The Kansas City Royals took extra precaution with 2012 first-round pick Kyle Zimmer on Wednesday, pulling him from his latest start after just two innings because of stiffness in his right forearm despite the fact that his velocity remained in tact and he had retired all six batters he had faced, writes Paul Grathoff of The Kansas City Star.
Zimmer got off to a rough start to the season, despite pitching at the extremely pitcher-friendly High-A Wilmington. But some mechanical adjustments turned things around for Zimmer and he was promoted to Double-A almost a month ago. Since then, he's been absolutely dominant, posting a 1.93 ERA and a 2.83 FIP while striking out 13 batters per nine innings. He was good on Wednesday night as well, but the Royals aren't going to take any chances with their top pitching prospect, especially as he enters their plans for next season.

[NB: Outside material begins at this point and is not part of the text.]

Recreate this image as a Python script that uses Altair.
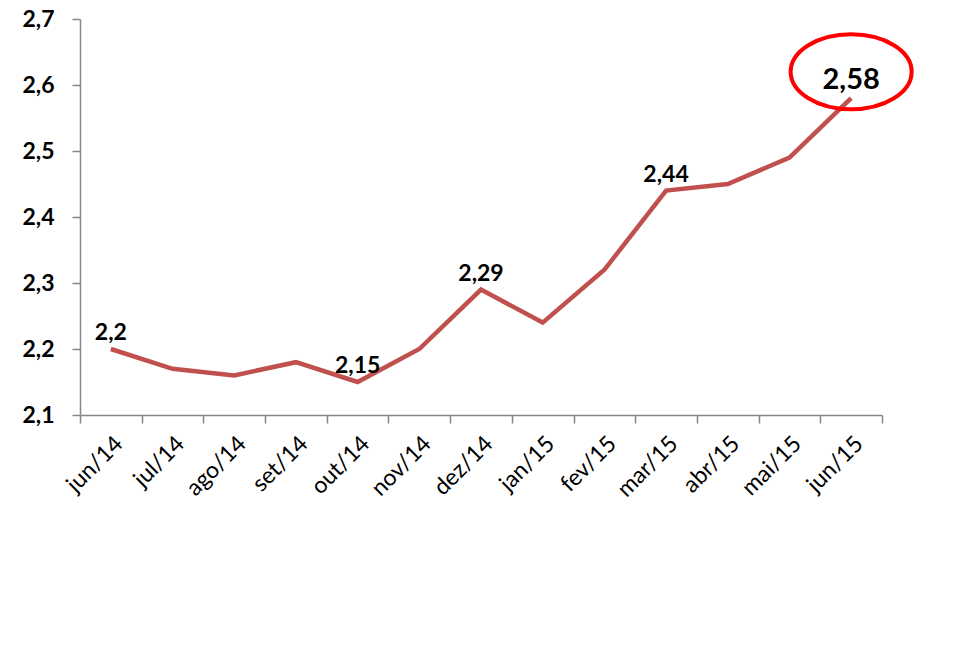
import altair as alt
import pandas as pd

months = ["jun/14", "jul/14", "ago/14", "set/14", "out/14", "nov/14", "dez/14",
          "jan/15", "fev/15", "mar/15", "abr/15", "mai/15", "jun/15"]
values = [2.20, 2.17, 2.16, 2.18, 2.15, 2.20, 2.29, 2.24, 2.32, 2.44, 2.45, 2.49, 2.58]
labels = ["2,2", "", "", "", "2,15", "", "2,29", "", "", "2,44", "", "", "2,58"]
label_sizes = [23, 23, 23, 23, 23, 23, 23, 23, 23, 23, 23, 23, 29]
y_ticks = [2.1, 2.2, 2.3, 2.4, 2.5, 2.6, 2.7]
highlight_month = ["jun/15"]
highlight_value = [2.62]

df = pd.DataFrame({"mes": months, "valor": values, "rotulo": labels, "fs": label_sizes})
lab_df = df[df["rotulo"] != ""]
hl_df = pd.DataFrame({"mes": highlight_month, "valor": highlight_value})

FONT = "Lato"

x = alt.X("mes:N", sort=months, title=None,
          scale=alt.Scale(paddingInner=0, paddingOuter=0),
          axis=alt.Axis(labelAngle=-45, labelFontSize=23, labelFont=FONT, labelColor="#000000",
                        tickBand="extent", tickSize=8, tickColor="#878787", domainColor="#878787",
                        tickWidth=1.5, domainWidth=1.5, labelPadding=9, labelOverlap=False))
y = alt.Y("valor:Q", title=None,
          scale=alt.Scale(domain=[2.1, 2.7], nice=False, zero=False),
          axis=alt.Axis(values=y_ticks, labelFontSize=23, labelFont=FONT, labelFontWeight="bold",
                        labelColor="#000000", labelExpr="replace(format(datum.value, '.1f'), '.', ',')",
                        tickSize=8, tickColor="#878787", domainColor="#878787", tickWidth=1.5,
                        domainWidth=1.5, labelPadding=18, grid=False))

line = alt.Chart(df).mark_line(color="#C0504D", strokeWidth=4.5).encode(x=x, y=y)

text = alt.Chart(lab_df).mark_text(font=FONT, fontWeight="bold", color="#000000",
                                   baseline="alphabetic", dy=-9).encode(
    x=alt.X("mes:N", sort=months), y="valor:Q", text="rotulo:N",
    size=alt.Size("fs:Q", scale=None, legend=None))

ellipse = alt.Chart(hl_df).mark_point(
    shape="M -1 0 A 1 0.62 0 1 1 1 0 A 1 0.62 0 1 1 -1 0 Z",
    filled=False, stroke="#FF0000", strokeWidth=4, opacity=1, size=121 * 121).encode(
    x=alt.X("mes:N", sort=months), y="valor:Q")

chart = alt.layer(line, ellipse, text).properties(
    width=802, height=396,
    background="#FFFFFF",
    autosize=alt.AutoSizeParams(type="none"),
    padding={"left": 72, "top": 11, "right": 75, "bottom": 220},
).configure_view(stroke=None)

chart.save("out.html", embed_options={"renderer": "svg", "actions": False})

The Royals have not said how long Zimmer will be out or if he will miss any starts at all, but you'd have to imagine they'd like to get him back on the mound to build up some more innings this year. Zimmer would still need to throw about 20 more innings to get to the total he threw last year between college and the pros, and the Royals would likely want him to throw another 15-20 innings more than that to help him build up stamina for a transition to the majors last season. Assuming the forearm stiffness isn't a lingering issue, the Royals would likely want Zimmer to get to around 130 innings this season so he can throw around 150 next year between Triple-A and the majors.
The Houston Astros are having similar internal discussions about 2013 top overall pick Mark Appel, whom they have already decided to shut down after two more starts, writes Brian McTaggart of MLB.com.

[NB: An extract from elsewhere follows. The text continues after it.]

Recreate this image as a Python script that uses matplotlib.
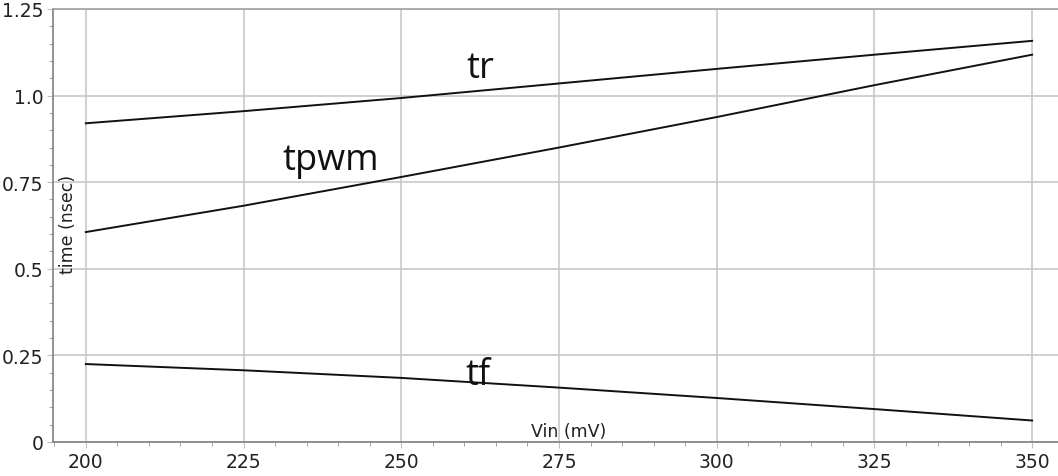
import matplotlib.pyplot as plt
from matplotlib.ticker import MultipleLocator, FixedLocator

vin = [200, 225, 250, 275, 300, 325, 350]
tr = [0.920, 0.955, 0.993, 1.035, 1.077, 1.118, 1.158]
tpwm = [0.606, 0.682, 0.765, 0.850, 0.938, 1.030, 1.118]
tf = [0.225, 0.207, 0.185, 0.157, 0.127, 0.095, 0.062]

x_ticks = [200, 225, 250, 275, 300, 325, 350]
y_ticks = [0, 0.25, 0.5, 0.75, 1.0, 1.25]
y_tick_labels = ["0", "0.25", "0.5", "0.75", "1.0", "1.25"]

fig = plt.figure(figsize=(10.58, 4.77), dpi=100)
ax = fig.add_axes([0.0501, 0.0713, 0.9499, 0.9078])

for series in (tr, tpwm, tf):
    ax.plot(vin, series, color="#111111", lw=1.4)

ax.set_xlim(194.8, 354.1)
ax.set_ylim(0, 1.25)

ax.xaxis.set_major_locator(FixedLocator(x_ticks))
ax.xaxis.set_minor_locator(MultipleLocator(5))
ax.yaxis.set_major_locator(FixedLocator(y_ticks))
ax.set_yticklabels(y_tick_labels)
ax.yaxis.set_minor_locator(MultipleLocator(0.05))

ax.grid(True, which="major", color="#c8c8c8", lw=1.2)
ax.set_axisbelow(True)

ax.spines["right"].set_visible(False)
ax.spines["top"].set_color("#a0a0a0")
ax.spines["left"].set_color("#808080")
ax.spines["bottom"].set_color("#808080")
for s in ("top", "left", "bottom"):
    ax.spines[s].set_linewidth(1.2)

ax.tick_params(axis="both", which="major", length=4, color="#c0c0c0",
               labelsize=13.5, labelcolor="#222222", pad=3)
ax.tick_params(axis="both", which="minor", length=3, color="#909090")

# axis titles sit inside the plotting area
ax.annotate("time (nsec)", xy=(0, 0.63), xycoords=("axes fraction", "data"),
            xytext=(15, 0), textcoords="offset pixels", rotation=90,
            fontsize=12.5, color="#222222", ha="center", va="center")
ax.text(276.5, 0.006, "Vin (mV)", fontsize=12.5, color="#222222",
        ha="center", va="bottom")

# curve names
label_font = dict(fontsize=26, family="Open Sans", color="#111111",
                  ha="center", va="baseline")
ax.text(262.6, 1.054, "tr", **label_font)
ax.text(238.8, 0.788, "tpwm", **label_font)
ax.text(262.2, 0.167, "tf", **label_font)

fig.savefig("out.png", dpi=100)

Appel hasn't been as dominant as some might have expected since turning pro, with a 4.70 ERA in the Midwest League, although his 3.68 FIP would suggest he's been slightly better than that. McTaggart points out that Appel has thrown 134 1/3 innings this season and the Astros believe he may be tiring, which means that the only reason to give him two more starts would be to have him build up his innings total for the future. The Astros, under their new management team, have shown a conservative approach to handling their pitchers, so they must have confidence that Appel is not compromising his mechanics as he tires, or else sending him out there for two more starts would be an unnecessary risk.
Still, there's something to be said for learning to pitch without your best stuff, which at this point in the season, Appel likely hasn't had for a little while. Assuming he's fine, medically, to which there have been no indications otherwise, these last two starts could be a good learning opportunity. This news does, however, put an end to the speculation that Appel could make a few major league starts in September for the hapless Astros, as was speculated during the draft.